Preliminary reports on the progress of the negotiations indicated that the CIO was obtaining some real concessions for the contract, and a union contract could have been signed but for Major Simpson’s sudden insistence on a two-year no-strike clause.

Chief gain of the union in the unfinished negotiations was agreement for a $0.62½ minimum hourly pay after a brief apprenticeship, and the tentative acceptance of a sliding scale of wages based on rising living costs. Negotiations continued today directly between the union and the company with John Steelman, chief of the federal labor department conciliation service, flying here to represent the government.

Last week one of the few scabs claimed to have been the victim of “strikers’ violence” but it was revealed that he gotten into a fight at a football game while drunk. Of course, the newspapers played up the first “violence” story and buried the true facts later revealed, FBI agents were circulating among the strikers and were supposed to give Martin Dies a report on “subversive” activities which is due any time now as an attempt to conceal the real issue of the strike: low wages.

As we foretold in last week’s story, Sidney Hillman, member of the National Defense Advisory Commission, did his bit to help the employers against the union. His strike-breaking statement that it was “very, very unfortunate” that the strike was called without giving him a 48 hour notice was the basis of all the propaganda against the union this week.
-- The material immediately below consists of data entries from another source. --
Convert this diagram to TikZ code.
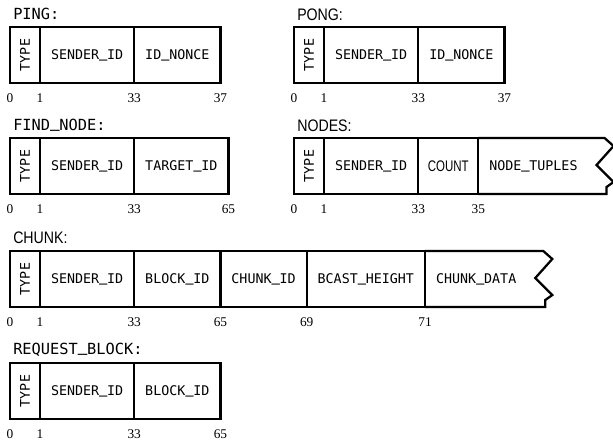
\documentclass[tikz,border=0pt]{standalone}
\usepackage{graphicx}
\usepackage{fontspec}
\setmainfont{Liberation Serif}
\newfontfamily\fieldfont{DejaVu Sans Mono}
\newfontfamily\usfont[FakeBold=2]{DejaVu Sans Mono}
\newfontfamily\narrowfont[FakeStretch=0.85]{Liberation Sans}
\newfontfamily\countfont[FakeStretch=0.75]{Liberation Sans}
\newcommand\us{\raisebox{0.2em}{\usfont\_}}
\usetikzlibrary{positioning}

\begin{document}
\begin{tikzpicture}[x=0.75pt, y=-0.75pt, node distance=0pt,
  field/.style={draw, line width=1.7pt, outer sep=0pt, inner sep=0pt, inner xsep=8.25pt,
    minimum height=42pt, text height=7.3pt, text depth=0pt, font=\fieldfont},
  typecell/.style={field, inner xsep=0pt, minimum width=22.5pt, text height=, text depth=},
  openfield/.style={field, draw=none},
  edge/.style={line width=1.7pt},
  title/.style={anchor=base west, inner sep=0pt, font=\fieldfont\fontsize{11.5}{13}\selectfont},
  ntitle/.style={anchor=base west, inner sep=0pt, font=\narrowfont\fontsize{12.5}{14}\selectfont},
  num/.style={inner sep=0pt, font=\fontsize{10}{12}\selectfont}]
  \useasboundingbox (0,0) rectangle (613,444);

  % PING
  \node[typecell, anchor=north west] (pingtype) at (10,27) {\rotatebox{90}{TYPE}};
  \node[field, right=of pingtype] (pingsender) {SENDER\us ID};
  \node[field, right=of pingsender] (pingnonce) {ID\us NONCE};
  \node[title] (pingtitle) at ([shift={(3,-8)}]pingtype.north west) {PING:};
  \node[num, below=8pt of pingtype.south west] (ping0) {0};
  \node[num, below=8pt of pingsender.south west] (ping1) {1};
  \node[num, below=8pt of pingnonce.south west] (ping33) {33};
  \node[num, below=8pt of pingnonce.south east] (ping37) {37};

  % PONG
  \node[typecell, anchor=north west] (pongtype) at (294,27) {\rotatebox{90}{TYPE}};
  \node[field, right=of pongtype] (pongsender) {SENDER\us ID};
  \node[field, right=of pongsender] (pongnonce) {ID\us NONCE};
  \node[ntitle] (pongtitle) at ([shift={(3,-7)}]pongtype.north west) {PONG:};
  \node[num, below=8pt of pongtype.south west] (pong0) {0};
  \node[num, below=8pt of pongsender.south west] (pong1) {1};
  \node[num, below=8pt of pongnonce.south west] (pong33) {33};
  \node[num, below=8pt of pongnonce.south east] (pong37) {37};

  % FIND_NODE
  \node[typecell, anchor=north west] (findtype) at (10,138) {\rotatebox{90}{TYPE}};
  \node[field, right=of findtype] (findsender) {SENDER\us ID};
  \node[field, right=of findsender] (findtarget) {TARGET\us ID};
  \node[title] (findtitle) at ([shift={(3,-8)}]findtype.north west) {FIND\us NODE:};
  \node[num, below=8pt of findtype.south west] (find0) {0};
  \node[num, below=8pt of findsender.south west] (find1) {1};
  \node[num, below=8pt of findtarget.south west] (find33) {33};
  \node[num, below=8pt of findtarget.south east] (find65) {65};

  % NODES
  \node[typecell, anchor=north west] (nodestype) at (294,138) {\rotatebox{90}{TYPE}};
  \node[field, right=of nodestype] (nodessender) {SENDER\us ID};
  \node[field, right=of nodessender, minimum width=45pt, inner xsep=0pt, text height=8.2pt,
    font=\countfont\fontsize{11.5}{13}\selectfont] (nodescount) {COUNT};
  \node[openfield, right=of nodescount] (nodestuples) {NODE\us TUPLES};
  \draw[edge] (nodestuples.north west) -- ([xshift=12pt]nodestuples.north east)
    -- ++(9,8) -- ++(-17,19) -- ++(17,17) -- ++(-7,5) |- (nodestuples.south west);
  \node[ntitle] (nodestitle) at ([shift={(3,-7)}]nodestype.north west) {NODES:};
  \node[num, below=8pt of nodestype.south west] (nodes0) {0};
  \node[num, below=8pt of nodessender.south west] (nodes1) {1};
  \node[num, below=8pt of nodescount.south west] (nodes33) {33};
  \node[num, below=8pt of nodestuples.south west] (nodes35) {35};

  % CHUNK
  \node[typecell, anchor=north west] (chunktype) at (10,251) {\rotatebox{90}{TYPE}};
  \node[field, right=of chunktype] (chunksender) {SENDER\us ID};
  \node[field, right=of chunksender] (chunkblock) {BLOCK\us ID};
  \node[field, right=of chunkblock] (chunkid) {CHUNK\us ID};
  \node[field, right=of chunkid] (chunkheight) {BCAST\us HEIGHT};
  \node[openfield, right=of chunkheight] (chunkdata) {CHUNK\us DATA};
  \draw[edge] (chunkdata.north west) -- ([xshift=12pt]chunkdata.north east)
    -- ++(9,8) -- ++(-17,19) -- ++(17,17) -- ++(-7,5) |- (chunkdata.south west);
  \node[ntitle] (chunktitle) at ([shift={(3,-8)}]chunktype.north west) {CHUNK:};
  \node[num, below=8pt of chunktype.south west] (chunk0) {0};
  \node[num, below=8pt of chunksender.south west] (chunk1) {1};
  \node[num, below=8pt of chunkblock.south west] (chunk33) {33};
  \node[num, below=8pt of chunkid.south west] (chunk65) {65};
  \node[num, below=8pt of chunkheight.south west] (chunk69) {69};
  \node[num, below=8pt of chunkdata.south west] (chunk71) {71};

  % REQUEST_BLOCK
  \node[typecell, anchor=north west] (reqtype) at (10,363) {\rotatebox{90}{TYPE}};
  \node[field, right=of reqtype] (reqsender) {SENDER\us ID};
  \node[field, right=of reqsender] (reqblock) {BLOCK\us ID};
  \node[title] (reqtitle) at ([shift={(3,-9)}]reqtype.north west) {REQUEST\us BLOCK:};
  \node[num, below=8pt of reqtype.south west] (req0) {0};
  \node[num, below=8pt of reqsender.south west] (req1) {1};
  \node[num, below=8pt of reqblock.south west] (req33) {33};
  \node[num, below=8pt of reqblock.south east] (req65) {65};
\end{tikzpicture}
\end{document}
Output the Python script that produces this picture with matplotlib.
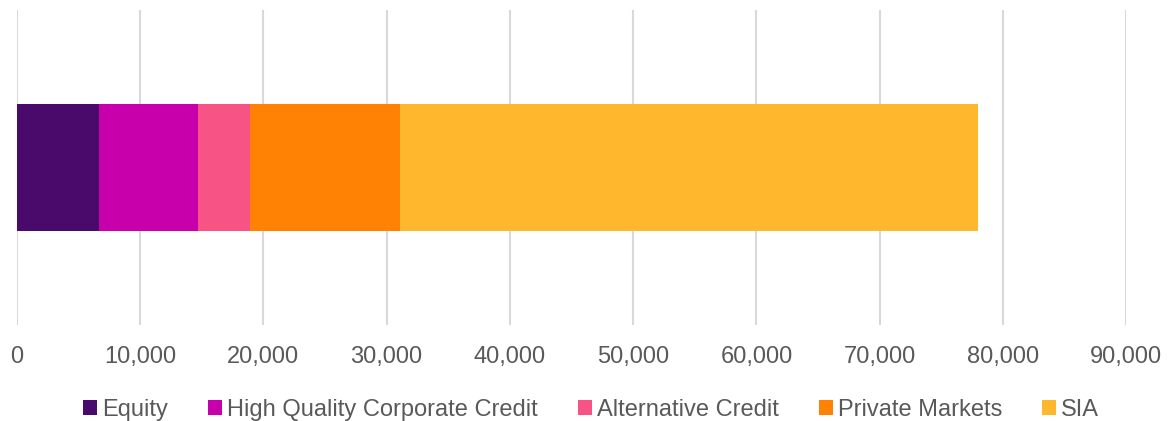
import matplotlib.pyplot as plt

plt.rcParams['font.family'] = ['Liberation Sans', 'DejaVu Sans']

# segment values
categories = ['Equity', 'High Quality Corporate Credit', 'Alternative Credit', 'Private Markets', 'SIA']
values = [6670, 8020, 4210, 12160, 46950]
colors = ['#4A0A6C', '#C800AB', '#F75384', '#FF8205', '#FFB82D']
xticks = list(range(0, 90001, 10000))

fig = plt.figure(figsize=(11.68, 4.21), dpi=100)
ax = fig.add_axes([0.0143, 0.228, 0.950, 0.748])

left = 0
for name, v, c in zip(categories, values, colors):
    ax.barh(0, v, left=left, height=0.403, color=c, label=name, zorder=3)
    left += v

ax.set_xlim(0, 90000)
ax.set_ylim(-0.5, 0.5)
ax.set_xticks(xticks)
ax.set_xticklabels([f'{t:,}' for t in xticks])
ax.set_yticks([])
ax.grid(axis='x', color='#D9D9D9', linewidth=1.5, zorder=0)
for s in ax.spines.values():
    s.set_visible(False)
ax.tick_params(axis='x', length=0, pad=15, labelsize=17, labelcolor='#595959')

fig.legend(loc='center', bbox_to_anchor=(0.506, 1 - 410 / 421), ncol=5, frameon=False,
           handlelength=0.6, handleheight=0.6, handletextpad=0.2, columnspacing=1.7,
           prop={'size': 17}, labelcolor='#595959')

fig.savefig('out.png', dpi=100)
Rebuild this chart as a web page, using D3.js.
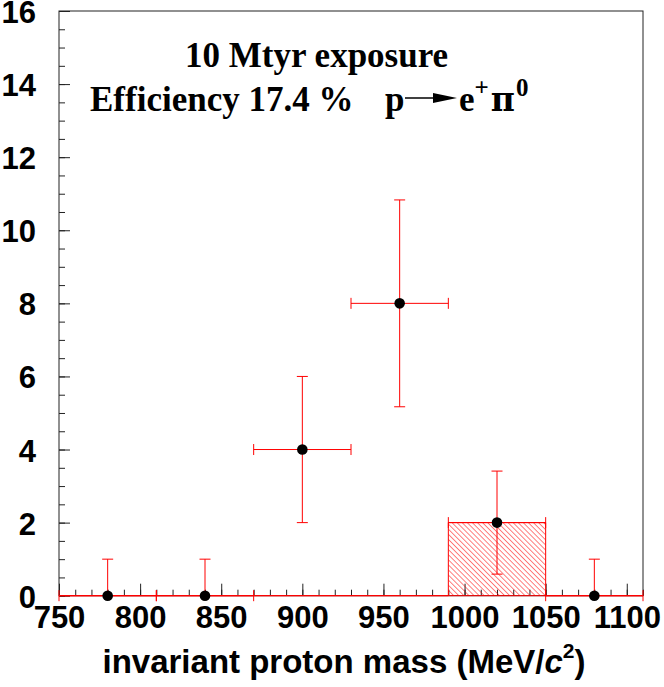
<!DOCTYPE html>
<html>
<head>
<meta charset="utf-8">
<script src="https://cdn.jsdelivr.net/npm/d3@7"></script>
<style>
  body { margin: 0; background: #fff; }
  svg { display: block; }
</style>
</head>
<body>
<div id="chart"></div>
<script>
// bin edges and contents
const binEdges = [750, 810, 870, 930, 990, 1050, 1110];
const binCenters = [780, 840, 900, 960, 1020, 1080];
const counts = [0, 0, 4, 8, 2, 0];
const errUp = [1, 1, 2, 2.83, 1.41, 1];
const errDown = [0, 0, 2, 2.83, 1.41, 0];

// hatched (expected signal) histogram, one value per bin
const signalCounts = [0, 0, 0, 0, 2, 0];

const xTicks = [750, 800, 850, 900, 950, 1000, 1050, 1100];
const xMinorTicks = d3.range(750, 1111, 10);
const yTicks = [0, 2, 4, 6, 8, 10, 12, 14, 16];
const yMinorTicks = d3.range(0, 16.01, 0.5);

const width = 664, height = 687;
const margin = { left: 59, right: 643, top: 11, bottom: 595.7 };

const svg = d3.select("#chart")
    .append("svg")
    .attr("width", width)
    .attr("height", height);

const x = d3.scaleLinear().domain([750, 1110]).range([margin.left, margin.right]);
const y = d3.scaleLinear().domain([0, 16]).range([margin.bottom, margin.top]);

// frame
svg.append("rect")
    .attr("x", margin.left)
    .attr("y", margin.top)
    .attr("width", margin.right - margin.left)
    .attr("height", margin.bottom - margin.top)
    .attr("fill", "none")
    .attr("stroke", "#222")
    .attr("stroke-width", 1);

// x axis: minor then major ticks pointing inward
const axisFont = "'Liberation Sans', Arial, Helvetica, sans-serif";

svg.append("g")
    .attr("transform", `translate(0,${margin.bottom})`)
    .call(d3.axisBottom(x).tickValues(xMinorTicks).tickSizeInner(-6).tickSizeOuter(0).tickFormat(""))
    .call(g => g.select(".domain").remove())
    .selectAll("line").attr("stroke", "#222");

svg.append("g")
    .attr("transform", `translate(0,${margin.bottom})`)
    .call(d3.axisBottom(x).tickValues(xTicks).tickSizeInner(-12).tickSizeOuter(0).tickPadding(10).tickFormat(d3.format("d")))
    .call(g => g.select(".domain").remove())
    .call(g => g.selectAll("line").attr("stroke", "#222"))
    .selectAll("text")
    .attr("fill", "#000")
    .style("font-family", axisFont)
    .style("font-weight", "bold")
    .style("font-size", "31px");

// y axis
svg.append("g")
    .attr("transform", `translate(${margin.left},0)`)
    .call(d3.axisLeft(y).tickValues(yMinorTicks).tickSizeInner(-6).tickSizeOuter(0).tickFormat(""))
    .call(g => g.select(".domain").remove())
    .selectAll("line").attr("stroke", "#222");

svg.append("g")
    .attr("transform", `translate(${margin.left},0)`)
    .call(d3.axisLeft(y).tickValues(yTicks).tickSizeInner(-11).tickSizeOuter(0).tickPadding(23).tickFormat(d3.format("d")))
    .call(g => g.select(".domain").remove())
    .call(g => g.selectAll("line").attr("stroke", "#222"))
    .selectAll("text")
    .attr("fill", "#000")
    .attr("dy", "0.37em")
    .style("font-family", axisFont)
    .style("font-weight", "bold")
    .style("font-size", "31px");

// hatch pattern
svg.append("defs")
    .append("pattern")
    .attr("id", "hatch")
    .attr("patternUnits", "userSpaceOnUse")
    .attr("width", 3.6)
    .attr("height", 3.6)
    .attr("patternTransform", "rotate(-45)")
    .append("line")
    .attr("x1", 0).attr("y1", 0)
    .attr("x2", 0).attr("y2", 3.6)
    .attr("stroke", "red")
    .attr("stroke-width", 1);

// signal histogram as a step area
const stepData = binEdges.map((e, i) => ({ edge: e, v: i < signalCounts.length ? signalCounts[i] : 0 }));

svg.append("path")
    .datum(stepData)
    .attr("fill", "url(#hatch)")
    .attr("stroke", "red")
    .attr("stroke-width", 1)
    .attr("d", d3.area()
        .curve(d3.curveStepAfter)
        .x(d => x(d.edge))
        .y0(y(0))
        .y1(d => y(d.v)));

// error bars
const capHalf = 5.5;
const bins = binCenters.map((c, i) => ({
    c, lo: binEdges[i], hi: binEdges[i + 1],
    n: counts[i], up: errUp[i], down: errDown[i]
}));

const eb = svg.append("g")
    .attr("stroke", "red")
    .attr("stroke-width", 1)
    .attr("fill", "none");

bins.forEach(b => {
    // vertical bar
    eb.append("line")
        .attr("x1", x(b.c)).attr("x2", x(b.c))
        .attr("y1", y(b.n - b.down)).attr("y2", y(b.n + b.up));
    eb.append("line")
        .attr("x1", x(b.c) - capHalf).attr("x2", x(b.c) + capHalf)
        .attr("y1", y(b.n + b.up)).attr("y2", y(b.n + b.up));
    if (b.down > 0) {
        eb.append("line")
            .attr("x1", x(b.c) - capHalf).attr("x2", x(b.c) + capHalf)
            .attr("y1", y(b.n - b.down)).attr("y2", y(b.n - b.down));
    }
    // horizontal bar with end caps
    eb.append("line")
        .attr("x1", x(b.lo)).attr("x2", x(b.hi))
        .attr("y1", y(b.n)).attr("y2", y(b.n));
    [b.lo, b.hi].forEach(e => {
        eb.append("line")
            .attr("x1", x(e)).attr("x2", x(e))
            .attr("y1", y(b.n) - capHalf).attr("y2", y(b.n) + capHalf);
    });
});

// data points
svg.append("g")
    .selectAll("circle")
    .data(bins)
    .join("circle")
    .attr("cx", d => x(d.c))
    .attr("cy", d => y(d.n))
    .attr("r", 5.3)
    .attr("fill", "#000");

// x axis title
const title = svg.append("text")
    .attr("x", 344)
    .attr("y", 673)
    .attr("text-anchor", "middle")
    .style("font-family", axisFont)
    .style("font-weight", "bold")
    .style("font-size", "33px");
title.append("tspan").text("invariant proton mass (MeV/");
title.append("tspan").style("font-style", "italic").text("c");
title.append("tspan").attr("dx", 0).attr("dy", -15).style("font-size", "21px").text("2");
title.append("tspan").attr("dy", 15).text(")");

// annotations
const serif = "'Liberation Serif', 'Times New Roman', serif";

svg.append("text")
    .attr("x", 185)
    .attr("y", 67)
    .style("font-family", serif)
    .style("font-weight", "bold")
    .style("font-size", "35px")
    .text("10 Mtyr exposure");

svg.append("text")
    .attr("x", 90)
    .attr("y", 111)
    .style("font-family", serif)
    .style("font-weight", "bold")
    .style("font-size", "35px")
    .text("Efficiency 17.4 %");

const proc = svg.append("g")
    .style("font-family", serif)
    .style("font-weight", "bold")
    .style("font-size", "35px");
proc.append("text").attr("x", 385).attr("y", 111).text("p");
proc.append("line")
    .attr("x1", 405).attr("x2", 436)
    .attr("y1", 98).attr("y2", 98)
    .attr("stroke", "#000").attr("stroke-width", 1.5);
proc.append("path")
    .attr("d", "M433,93 L457,98 L433,103 Z")
    .attr("fill", "#000");
const ep = proc.append("text").attr("x", 459).attr("y", 111);
ep.append("tspan").text("e");
ep.append("tspan").attr("dy", -15).style("font-size", "25px").text("+");
ep.append("tspan").attr("dy", 15).attr("dx", 2)
    .style("font-family", "'DejaVu Serif', serif").style("font-size", "33px").text("π");
ep.append("tspan").attr("dy", -15).attr("dx", 1).style("font-size", "25px").text("0");
</script>
</body>
</html>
Hillman’s contribution to the bosses was shoved back into his teeth by the union, which pointed out that he had been notified for seven weeks about the negotiations and had done nothing to see that labor got a square deal.
 

“Talk of The Town”

Meanwhile, the strike continued to be the talk of this open shop town, an amazing display of labor strength, in the city which openly brags via billboards, “Los Angeles, open shop center of the West Coast.”

In the past, strikes were more easily broken since the city did not have large industrial plants with powerful groups of workers employed in them.

Now Los Angeles is becoming “proletarianized” at a rapid pace due to the expansion of the aircraft industry. And there is a shortage of labor for these plants. The Vultee strikers do not have the problem of worrying about scabs replacing them on the job.

The Vultee strikers are indispensable to the operation of that plant. Only a division among themselves created by the raising of a red scare, and the subsequent confusion, could bust up the picket lines.